Set task:
Reproduce, exactly and in full, only the lines below from the one containing "Clone this diagram in TikZ." through the one containing "(0,0) rectangle (732,413);".

(Entries with chart source code)
=====
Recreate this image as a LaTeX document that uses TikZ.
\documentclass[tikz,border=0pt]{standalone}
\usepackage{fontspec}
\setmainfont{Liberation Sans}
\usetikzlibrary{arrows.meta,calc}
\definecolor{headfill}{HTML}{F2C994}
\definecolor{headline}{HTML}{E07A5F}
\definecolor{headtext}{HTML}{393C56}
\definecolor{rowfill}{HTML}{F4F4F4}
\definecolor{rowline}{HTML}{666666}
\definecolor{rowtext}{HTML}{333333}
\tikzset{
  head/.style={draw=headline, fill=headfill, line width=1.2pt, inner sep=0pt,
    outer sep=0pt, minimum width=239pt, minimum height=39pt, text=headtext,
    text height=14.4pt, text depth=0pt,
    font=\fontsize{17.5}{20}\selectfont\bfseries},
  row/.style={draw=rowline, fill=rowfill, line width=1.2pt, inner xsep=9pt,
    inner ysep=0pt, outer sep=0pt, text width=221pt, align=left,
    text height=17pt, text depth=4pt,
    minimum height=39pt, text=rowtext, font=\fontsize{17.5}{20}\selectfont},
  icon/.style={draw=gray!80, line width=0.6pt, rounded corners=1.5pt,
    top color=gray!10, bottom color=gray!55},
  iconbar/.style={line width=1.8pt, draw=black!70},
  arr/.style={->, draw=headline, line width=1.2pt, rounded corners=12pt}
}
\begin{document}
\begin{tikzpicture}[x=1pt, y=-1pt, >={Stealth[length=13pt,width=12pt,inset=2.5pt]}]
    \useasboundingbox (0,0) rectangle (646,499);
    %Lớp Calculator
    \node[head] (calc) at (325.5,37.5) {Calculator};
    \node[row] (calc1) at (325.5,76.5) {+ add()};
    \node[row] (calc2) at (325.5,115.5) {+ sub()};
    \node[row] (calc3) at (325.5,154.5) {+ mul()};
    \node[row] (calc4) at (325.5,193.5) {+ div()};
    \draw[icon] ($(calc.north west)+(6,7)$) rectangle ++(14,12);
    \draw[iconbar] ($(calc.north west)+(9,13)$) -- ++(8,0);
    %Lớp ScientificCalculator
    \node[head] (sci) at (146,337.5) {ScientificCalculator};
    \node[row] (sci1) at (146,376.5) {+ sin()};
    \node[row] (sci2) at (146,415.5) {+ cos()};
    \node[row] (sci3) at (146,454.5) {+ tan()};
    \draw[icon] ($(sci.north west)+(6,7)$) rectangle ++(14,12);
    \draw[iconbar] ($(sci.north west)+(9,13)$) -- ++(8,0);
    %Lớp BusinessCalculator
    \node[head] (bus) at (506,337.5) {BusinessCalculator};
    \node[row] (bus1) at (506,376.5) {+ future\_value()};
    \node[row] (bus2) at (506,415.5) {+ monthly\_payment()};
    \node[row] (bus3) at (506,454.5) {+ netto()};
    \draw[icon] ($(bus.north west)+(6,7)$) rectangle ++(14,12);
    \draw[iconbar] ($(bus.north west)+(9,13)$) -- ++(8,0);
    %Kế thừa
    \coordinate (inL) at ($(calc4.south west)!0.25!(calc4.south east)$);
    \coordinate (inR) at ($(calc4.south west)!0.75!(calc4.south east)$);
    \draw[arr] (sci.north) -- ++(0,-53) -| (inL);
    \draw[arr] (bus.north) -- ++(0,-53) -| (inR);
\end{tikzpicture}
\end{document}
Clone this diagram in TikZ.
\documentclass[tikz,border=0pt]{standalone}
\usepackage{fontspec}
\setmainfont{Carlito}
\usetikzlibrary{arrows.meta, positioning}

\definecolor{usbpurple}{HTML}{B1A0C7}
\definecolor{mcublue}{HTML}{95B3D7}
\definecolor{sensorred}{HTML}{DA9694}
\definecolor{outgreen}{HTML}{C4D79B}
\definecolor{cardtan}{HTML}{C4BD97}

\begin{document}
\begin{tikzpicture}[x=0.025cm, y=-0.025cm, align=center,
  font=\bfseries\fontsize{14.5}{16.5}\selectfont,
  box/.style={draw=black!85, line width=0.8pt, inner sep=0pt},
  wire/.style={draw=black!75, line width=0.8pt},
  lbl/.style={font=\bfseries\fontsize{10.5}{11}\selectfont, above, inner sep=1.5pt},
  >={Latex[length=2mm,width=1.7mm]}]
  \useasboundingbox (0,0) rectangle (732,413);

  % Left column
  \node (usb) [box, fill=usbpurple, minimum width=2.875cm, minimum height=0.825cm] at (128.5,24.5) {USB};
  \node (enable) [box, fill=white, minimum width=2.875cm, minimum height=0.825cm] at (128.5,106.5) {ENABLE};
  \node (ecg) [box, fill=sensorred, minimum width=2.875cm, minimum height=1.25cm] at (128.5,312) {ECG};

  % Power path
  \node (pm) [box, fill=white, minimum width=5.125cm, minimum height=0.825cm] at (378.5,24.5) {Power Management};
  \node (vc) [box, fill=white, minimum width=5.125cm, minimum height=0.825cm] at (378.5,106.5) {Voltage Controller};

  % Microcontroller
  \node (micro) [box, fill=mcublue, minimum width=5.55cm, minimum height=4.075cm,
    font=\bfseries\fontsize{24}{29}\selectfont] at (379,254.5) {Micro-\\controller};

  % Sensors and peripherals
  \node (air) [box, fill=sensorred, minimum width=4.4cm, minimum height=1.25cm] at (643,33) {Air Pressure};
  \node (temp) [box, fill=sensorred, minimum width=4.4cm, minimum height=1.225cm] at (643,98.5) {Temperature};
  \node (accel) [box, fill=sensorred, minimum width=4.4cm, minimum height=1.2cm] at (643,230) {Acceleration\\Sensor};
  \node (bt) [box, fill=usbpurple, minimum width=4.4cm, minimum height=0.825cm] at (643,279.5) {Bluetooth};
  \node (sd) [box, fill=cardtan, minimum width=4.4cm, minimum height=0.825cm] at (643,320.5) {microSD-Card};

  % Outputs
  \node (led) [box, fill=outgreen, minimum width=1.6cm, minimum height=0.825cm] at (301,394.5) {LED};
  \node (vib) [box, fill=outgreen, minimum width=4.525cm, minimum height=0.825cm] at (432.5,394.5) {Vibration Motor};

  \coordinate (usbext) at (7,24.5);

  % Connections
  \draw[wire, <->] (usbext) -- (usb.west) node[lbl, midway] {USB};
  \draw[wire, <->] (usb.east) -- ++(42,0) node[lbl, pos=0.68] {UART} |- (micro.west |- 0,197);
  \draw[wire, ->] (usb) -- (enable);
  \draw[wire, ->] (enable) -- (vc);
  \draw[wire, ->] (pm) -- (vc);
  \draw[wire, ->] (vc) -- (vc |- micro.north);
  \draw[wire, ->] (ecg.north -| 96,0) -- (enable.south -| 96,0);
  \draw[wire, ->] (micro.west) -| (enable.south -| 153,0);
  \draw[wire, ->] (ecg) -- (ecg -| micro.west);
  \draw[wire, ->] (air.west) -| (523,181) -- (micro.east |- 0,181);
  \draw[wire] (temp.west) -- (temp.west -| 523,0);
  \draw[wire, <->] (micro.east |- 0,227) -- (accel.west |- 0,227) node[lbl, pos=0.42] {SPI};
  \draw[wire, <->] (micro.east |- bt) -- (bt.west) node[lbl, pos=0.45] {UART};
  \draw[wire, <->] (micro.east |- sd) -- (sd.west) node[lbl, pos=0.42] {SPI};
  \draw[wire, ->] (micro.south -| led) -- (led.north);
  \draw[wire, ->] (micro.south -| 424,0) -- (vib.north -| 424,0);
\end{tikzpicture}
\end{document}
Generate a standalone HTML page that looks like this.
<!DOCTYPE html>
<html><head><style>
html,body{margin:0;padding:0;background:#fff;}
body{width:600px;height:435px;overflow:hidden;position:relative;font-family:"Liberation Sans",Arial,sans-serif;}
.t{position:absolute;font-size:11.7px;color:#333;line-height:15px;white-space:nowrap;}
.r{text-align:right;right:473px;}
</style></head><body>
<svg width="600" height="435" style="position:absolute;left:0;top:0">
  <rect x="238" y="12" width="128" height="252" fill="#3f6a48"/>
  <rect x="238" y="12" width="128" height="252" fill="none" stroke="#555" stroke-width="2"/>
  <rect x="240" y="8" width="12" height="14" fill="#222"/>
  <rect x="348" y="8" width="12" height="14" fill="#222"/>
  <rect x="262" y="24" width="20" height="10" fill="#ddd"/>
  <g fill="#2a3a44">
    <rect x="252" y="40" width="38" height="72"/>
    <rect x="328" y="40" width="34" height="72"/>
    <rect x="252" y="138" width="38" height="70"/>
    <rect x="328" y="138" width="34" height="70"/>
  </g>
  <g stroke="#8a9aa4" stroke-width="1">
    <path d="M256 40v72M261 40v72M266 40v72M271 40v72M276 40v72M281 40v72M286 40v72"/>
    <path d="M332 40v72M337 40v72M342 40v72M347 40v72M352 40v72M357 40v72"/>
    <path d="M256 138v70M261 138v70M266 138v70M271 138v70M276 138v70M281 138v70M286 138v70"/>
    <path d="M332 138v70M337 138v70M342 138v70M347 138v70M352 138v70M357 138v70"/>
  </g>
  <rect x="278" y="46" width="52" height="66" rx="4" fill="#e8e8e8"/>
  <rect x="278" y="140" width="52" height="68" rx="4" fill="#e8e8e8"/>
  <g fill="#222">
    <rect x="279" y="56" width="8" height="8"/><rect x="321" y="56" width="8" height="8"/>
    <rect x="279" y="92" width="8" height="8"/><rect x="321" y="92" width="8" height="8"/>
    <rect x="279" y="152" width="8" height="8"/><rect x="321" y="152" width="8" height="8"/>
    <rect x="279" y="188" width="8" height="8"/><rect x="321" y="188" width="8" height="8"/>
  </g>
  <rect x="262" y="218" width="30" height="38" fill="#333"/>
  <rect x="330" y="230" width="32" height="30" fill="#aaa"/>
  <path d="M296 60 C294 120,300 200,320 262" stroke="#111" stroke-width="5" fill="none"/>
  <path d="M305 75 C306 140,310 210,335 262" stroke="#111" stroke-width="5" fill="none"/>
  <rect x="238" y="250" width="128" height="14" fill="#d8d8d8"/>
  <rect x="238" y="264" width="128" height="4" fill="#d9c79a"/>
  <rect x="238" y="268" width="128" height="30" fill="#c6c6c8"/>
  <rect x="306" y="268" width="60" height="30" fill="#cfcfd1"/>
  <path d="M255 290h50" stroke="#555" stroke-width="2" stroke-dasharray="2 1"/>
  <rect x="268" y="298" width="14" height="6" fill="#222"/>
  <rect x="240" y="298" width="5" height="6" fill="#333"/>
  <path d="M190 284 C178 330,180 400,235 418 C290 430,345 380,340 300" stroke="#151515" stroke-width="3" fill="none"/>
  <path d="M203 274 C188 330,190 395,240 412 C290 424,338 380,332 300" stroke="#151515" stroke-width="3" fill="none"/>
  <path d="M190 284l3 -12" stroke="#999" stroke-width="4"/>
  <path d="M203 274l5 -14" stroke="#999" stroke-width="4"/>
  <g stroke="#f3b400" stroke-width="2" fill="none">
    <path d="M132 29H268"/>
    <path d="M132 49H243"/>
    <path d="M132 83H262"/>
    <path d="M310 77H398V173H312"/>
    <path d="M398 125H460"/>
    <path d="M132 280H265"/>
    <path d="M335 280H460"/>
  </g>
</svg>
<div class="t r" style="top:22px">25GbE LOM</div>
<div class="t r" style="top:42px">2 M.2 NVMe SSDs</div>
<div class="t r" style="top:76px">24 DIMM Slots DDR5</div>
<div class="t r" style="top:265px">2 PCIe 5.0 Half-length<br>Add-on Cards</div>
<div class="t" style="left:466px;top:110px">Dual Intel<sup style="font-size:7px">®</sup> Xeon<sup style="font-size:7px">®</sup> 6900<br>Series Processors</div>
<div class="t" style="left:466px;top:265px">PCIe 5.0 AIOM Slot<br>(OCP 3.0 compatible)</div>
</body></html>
=====
Exercise output:
Clone this diagram in TikZ.
\documentclass[tikz,border=0pt]{standalone}
\usepackage{fontspec}
\setmainfont{Carlito}
\usetikzlibrary{arrows.meta, positioning}

\definecolor{usbpurple}{HTML}{B1A0C7}
\definecolor{mcublue}{HTML}{95B3D7}
\definecolor{sensorred}{HTML}{DA9694}
\definecolor{outgreen}{HTML}{C4D79B}
\definecolor{cardtan}{HTML}{C4BD97}

\begin{document}
\begin{tikzpicture}[x=0.025cm, y=-0.025cm, align=center,
  font=\bfseries\fontsize{14.5}{16.5}\selectfont,
  box/.style={draw=black!85, line width=0.8pt, inner sep=0pt},
  wire/.style={draw=black!75, line width=0.8pt},
  lbl/.style={font=\bfseries\fontsize{10.5}{11}\selectfont, above, inner sep=1.5pt},
  >={Latex[length=2mm,width=1.7mm]}]
  \useasboundingbox (0,0) rectangle (732,413);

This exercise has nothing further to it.